La détention du produit de l’infraction (abus de bien social, fraude fiscale etc…) étant l’un des éléments constitutifs de l’infraction principale ne pouvait assoir la qualification d’une seconde infraction de recel.
L’intérêt de retenir le recel pour le ministère public résidait clairement dans la possibilité d’échapper à la prescription, le recel étant un délit continu. La cour réaffirme le principe et sanctionne la qualification d’opportunité consistant à retenir le recel si l’infraction principale est prescrite.
La cour se réfère à un attendu de principe :
« Il convient de relever que la jurisprudence portant sur l’infraction de recel et l’infraction d’origine interdit non seulement de cumuler les qualifications mais également de retenir le recel, délit continu, à l’égard de l’auteur de l’infraction originaire lorsque cette dernière est prescrite » [6].
La Cour de cassation avait de longue date régulièrement rappelé le caractère continu du délit de recel
« Que le recel étant une infraction continue, la prescription de l’action publique, ne court que du jour où il a pris fin, alors même qu’à cette date l’infraction qui a procure la chose serait déjà prescrite » [7].
La motivation ne réside pas dans le principe « Ne bis in idem » mais dans la notion d’infractions incompatibles
C’est bien cette notion d’infractions incompatibles qui fonde le refus du cumul et qui motive la cassation de l’arrêt de la cour d’appel ayant retenu le prévenu dans les liens d’une triple qualification de recel, d’abus de biens sociaux et de banqueroute.

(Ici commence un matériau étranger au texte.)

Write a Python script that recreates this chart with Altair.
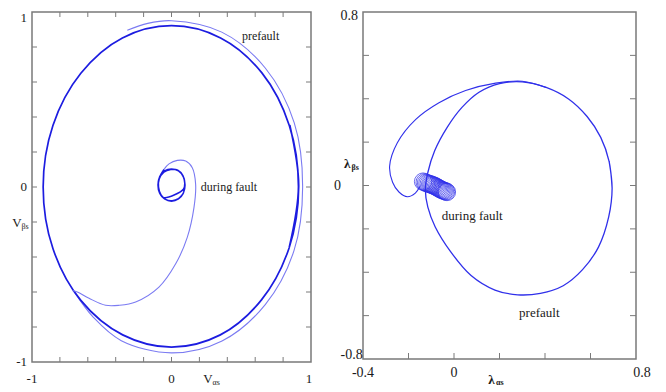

Les autorités de poursuite seront alors tentées de se tourner vers l’infraction de blanchiment qui offre des possibilités séduisantes à l’auteur des poursuites.
En effet, bien que le blanchiment soit un délit instantané, il offre une opportunité au Ministère public en termes de prescription. Le point de départ de la prescription est le dernier acte commis mais surtout son caractère d’infraction dissimulée au sens de l’article 9-1 alinéa-5 du Code de procédure pénale emporte un délai de prescription beaucoup plus confortable pour l’autorité de poursuite.
Le cumul de qualification reste fréquent notamment dans le cadre de la répression des infractions fiscales.
La Chambre criminelle [8] considère que « l’article 324-1 du Code pénal, instituant une infraction générale et autonome de blanchiment, distincte, dans ses éléments matériel et intentionnel, du crime ou du délit ayant généré un produit, réprime, quel qu’en soit leur auteur, des agissements spécifiques de placement, dissimulation ou conversion de ce produit, de sorte que cette disposition est applicable à celui qui blanchit le produit d’une infraction qu’il a commise » et rejette le grief opposé en défense de relever d’une action unique caractérisée par une seule intention coupable.
Le cumul blanchiment - infraction principale reste possible en ce qu’il relève d’éléments matériels et intentionnels différents constituant une infraction autonome que devra caractériser le ministère public.
La qualification de blanchiment constitue une alternative sérieuse de poursuite de faits très anciens, là où la porte du recel est définitivement fermée à l’encontre de l’auteur de l’infraction principale.